This is an impressively made movie from 1952 spanning the years between the end of WW2 and the Sputnik era.
In some ways, it is a science fiction movie. It has the right spirit for a classic, "real" sci fi novel or movie, as distinguished from almost all of those produced in the last 25+ years, which are primarily filled with irony, self- deprecating humor, pessimism, decadence, and gratuitous violence. Everyone born since, say, 1965, should see this to get the real spirit of science fiction.

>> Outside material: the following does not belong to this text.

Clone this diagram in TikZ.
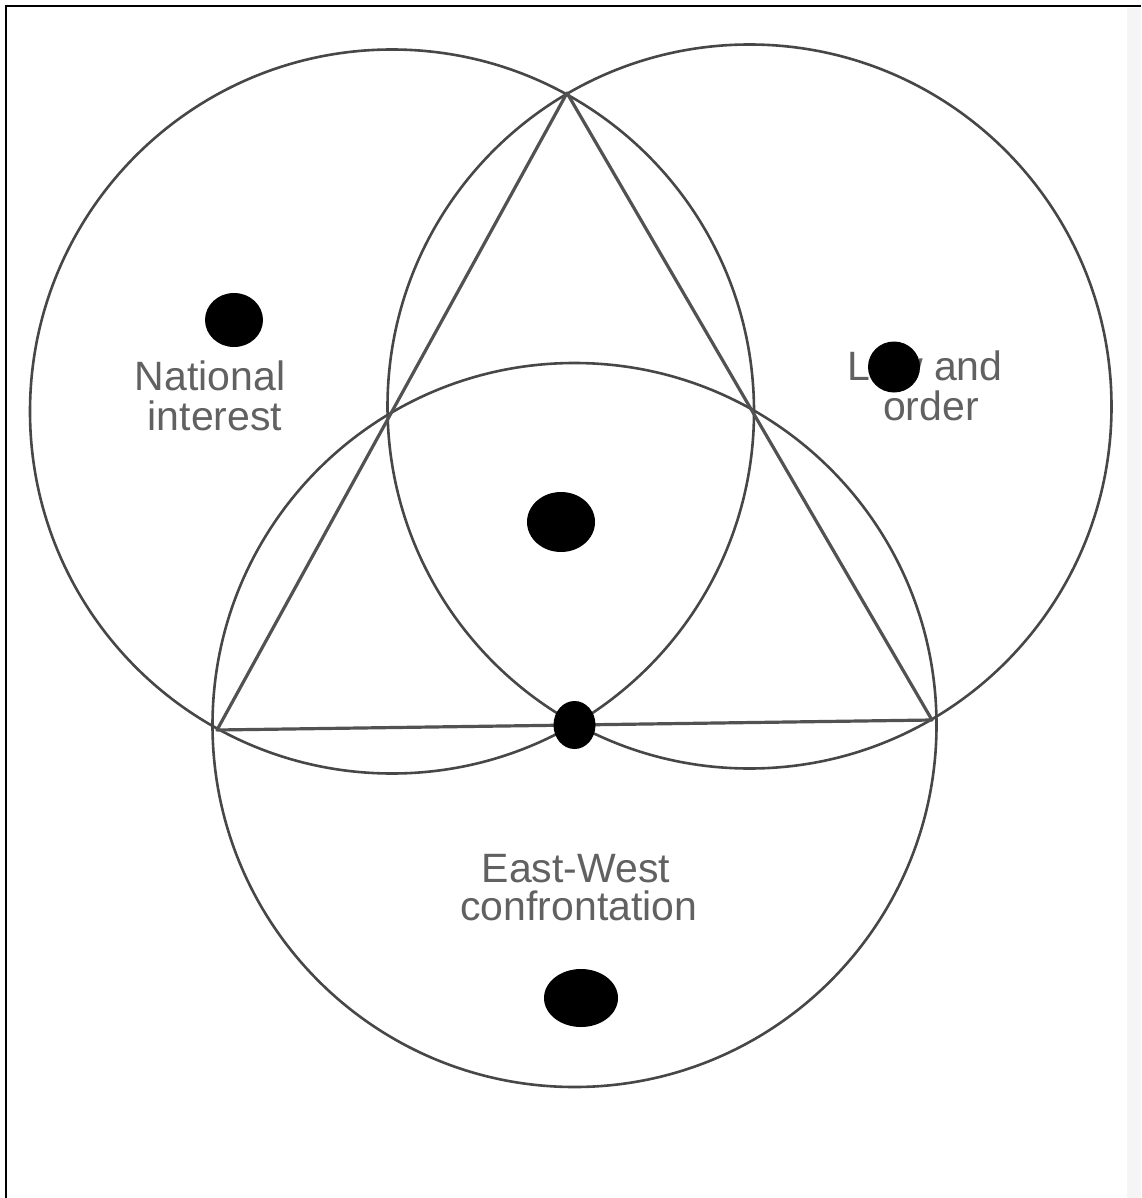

As others have posted, it really is fiction. The fact that Chuck Yeager broke the sound barrier in 1947 was kept top-secret for several years. This movie was in the middle of production when the story broke. According to Robert Osborne on TCM, the director and producer considered including a reference to Yeager, but wisely, I think, decided to continue with the original plot and screen play. It is also fictional in the explanation for how to control the plane as it passes Mach 1, but that is a minor point.
However, it is also based on fact. The problems and fears about exceeding Mach 1 were very real. Some of the basic characters are clearly modeled on Geoffrey de Havilland, father and son. It would be almost, but not quite, a spoiler to read about them before seeing the movie.
The script and acting are excellent. It is very good that they emphasize the tension between the father and daughter. The resolution of that tension is very good indeed.
About the only criticism I can make is the choice of the actress to play Susan, the daughter and wife. She seems too old, and in real life, was only seven years younger than her "father."
I am very glad that I saw this optimistic, yet realistic, look at the motivation and risks of aeronautic and space exploration, coming from the golden age of British cinema.